- Written exercise
Reproduce the material below line by line, beginning with its first line and ending with the line that contains "var gridColor = '#4a4a4a'"; leave out pictures.

- Stored data
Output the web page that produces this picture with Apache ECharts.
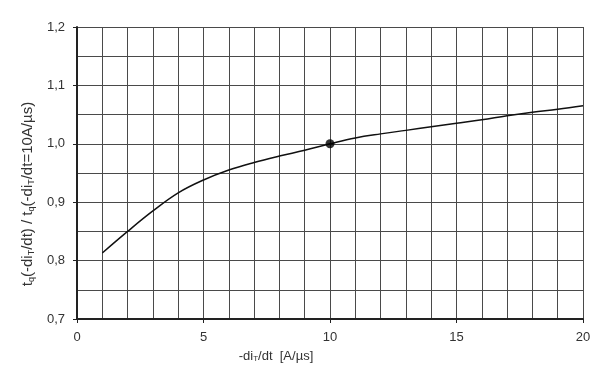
<!DOCTYPE html>
<html>
<head>
<meta charset="utf-8">
<script src="https://cdn.jsdelivr.net/npm/echarts@6/dist/echarts.min.js"></script>
<style>
  html, body { margin: 0; padding: 0; background: #fff; }
  #chart { width: 605px; height: 376px; }
</style>
</head>
<body>
<div id="chart"></div>
<script>
// -di_T/dt [A/us]
var xValues = [1, 2, 3, 4, 5, 6, 7, 8, 9, 10, 11, 12, 13, 14, 15, 16, 17, 18, 19, 20]
// tq ratio
var yValues = [0.813, 0.850, 0.885, 0.916, 0.938, 0.955, 0.968, 0.979, 0.989, 1.000,
  1.010, 1.017, 1.023, 1.029, 1.035, 1.041, 1.048, 1.054, 1.059, 1.065]
var refPoint = [10, 1.0]

var font = 'Liberation Sans, Arial, sans-serif'
var gridColor = '#4a4a4a'

var chart = echarts.init(document.getElementById('chart'))
chart.setOption({
  animation: false,
  grid: { left: 77, right: 22, top: 27, bottom: 57 },
  xAxis: {
    type: 'value',
    min: 0,
    max: 20,
    interval: 5,
    name: '-di{s|T}/dt  [A/µs]',
    nameLocation: 'middle',
    nameGap: 30,
    nameTextStyle: {
      color: '#333',
      fontSize: 13,
      fontFamily: font,
      padding: [0, 108, 0, 0],
      rich: {
        s: { fontSize: 8, fontFamily: font, color: '#333', verticalAlign: 'bottom', padding: [6, 0, 0, 0] }
      }
    },
    axisLine: { lineStyle: { color: '#222', width: 2 } },
    axisTick: { show: true, length: 4, lineStyle: { color: '#222' } },
    axisLabel: { color: '#333', fontSize: 13, fontFamily: font, margin: 12 },
    splitLine: { show: true, lineStyle: { color: gridColor, width: 1 } },
    minorTick: { show: false, splitNumber: 5 },
    minorSplitLine: { show: true, lineStyle: { color: gridColor, width: 1 } }
  },
  yAxis: {
    type: 'value',
    min: 0.7,
    max: 1.2,
    interval: 0.1,
    name: 't{s|q}(-di{s|T}/dt) / t{s|q}(-di{s|T}/dt=10A/µs)',
    nameLocation: 'middle',
    nameGap: 38,
    nameRotate: 90,
    nameTextStyle: {
      color: '#333',
      fontSize: 15,
      fontFamily: font,
      padding: [0, 42, 0, 0],
      rich: {
        s: { fontSize: 9, fontFamily: font, color: '#333', verticalAlign: 'bottom', padding: [7, 0, 0, 0] }
      }
    },
    axisLine: { show: true, lineStyle: { color: '#222', width: 2 } },
    axisTick: { show: true, length: 4, lineStyle: { color: '#222' } },
    axisLabel: {
      color: '#333',
      fontSize: 13,
      fontFamily: font,
      margin: 12,
      formatter: function (v) { return v.toFixed(1).replace('.', ',') }
    },
    splitLine: { show: true, lineStyle: { color: gridColor, width: 1 } },
    minorTick: { show: false, splitNumber: 2 },
    minorSplitLine: { show: true, lineStyle: { color: gridColor, width: 1 } }
  },
  series: [
    {
      type: 'line',
      data: xValues.map(function (x, i) { return [x, yValues[i]] }),
      smooth: 0.4,
      symbol: 'none',
      lineStyle: { color: '#111', width: 1.5 },
      z: 3
    },
    {
      type: 'scatter',
      data: [refPoint],
      symbolSize: 9,
      itemStyle: { color: '#000' },
      z: 4
    }
  ]
})
</script>
</body>
</html>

- In response
Output the web page that produces this picture with Apache ECharts.
<!DOCTYPE html>
<html>
<head>
<meta charset="utf-8">
<script src="https://cdn.jsdelivr.net/npm/echarts@6/dist/echarts.min.js"></script>
<style>
  html, body { margin: 0; padding: 0; background: #fff; }
  #chart { width: 605px; height: 376px; }
</style>
</head>
<body>
<div id="chart"></div>
<script>
// -di_T/dt [A/us]
var xValues = [1, 2, 3, 4, 5, 6, 7, 8, 9, 10, 11, 12, 13, 14, 15, 16, 17, 18, 19, 20]
// tq ratio
var yValues = [0.813, 0.850, 0.885, 0.916, 0.938, 0.955, 0.968, 0.979, 0.989, 1.000,
  1.010, 1.017, 1.023, 1.029, 1.035, 1.041, 1.048, 1.054, 1.059, 1.065]
var refPoint = [10, 1.0]

var font = 'Liberation Sans, Arial, sans-serif'
var gridColor = '#4a4a4a'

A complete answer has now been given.